The Best Needledrop: "Brazil" — Michael Kamen feat. Kate Bush

Why the Music is so Important: Maybe Brazil is an odd choice for this list, as there's effectively only one song on the soundtrack, but there's no other movie that's quite so defined by the music in it (as may be obvious by its title). "Brazil" takes on a million different iterations over the course of the movie, with different arrangements being called upon to evoke different moods, but the most stunning version is still the one played as we first see Sam Lowry (Jonathan Pryce) take flight. It's a song in a major key that utilizes minor builds in order to express a sense of longing; it's always just one note away from fulfillment, but even so, it soars to such great heights. It's also fitting as the single musical theme given Sam's singular vision and wish to break free, not to mention the colorful, erratic nature of the song in contrast with how structured and routine (and cruel) the world is.

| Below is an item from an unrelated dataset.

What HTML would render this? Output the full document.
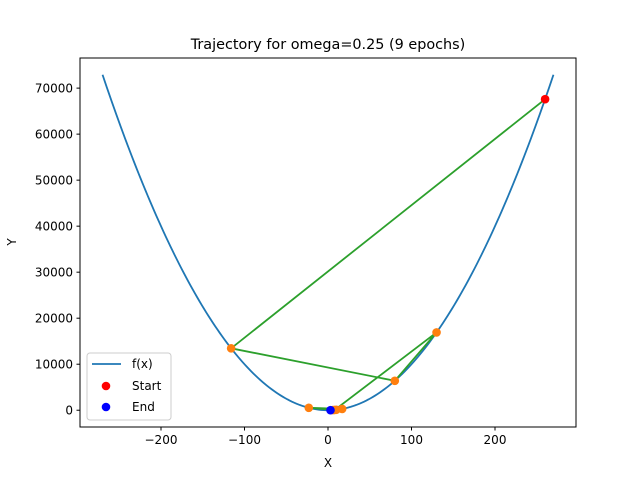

Runner-Up: "Brazil" — Geoff Muldaur. The "original" version of the song seems to lend itself to dancing more than it does longing, but we've heard too many deconstructions of the song by the time the credits roll to be so fooled, especially not after an ending like that.

Guardians of the Galaxy

The Best Needledrop: "Come and Get Your Love" — Redbone

Why the Music is so Important: Given the opening of the sequel this week, we'd be remiss not to include Guardians of the Galaxy on this list. The songs and the setting shouldn't go together, but they jive together perfectly, just as Peter (Chris Pratt) jives to Redbone in the opening of the first movie. It's a joy watching Peter dance through a foreign planet as he listens to his Walkman, and it's a joyfulness that carries through the entire film, partly on the strength of the soundtrack. Guardians of the Galaxy is a breath of fresh air, both in relation to the usual stock of summer blockbusters and in relation to the Marvel crop, and that's in no small part due to its soundtrack.

Runner-Up: "Ain't No Mountain High Enough" — Marvin Gaye. A song that's already a classic is elevated to the level of tearjerker as it closes out the first Guardians movie.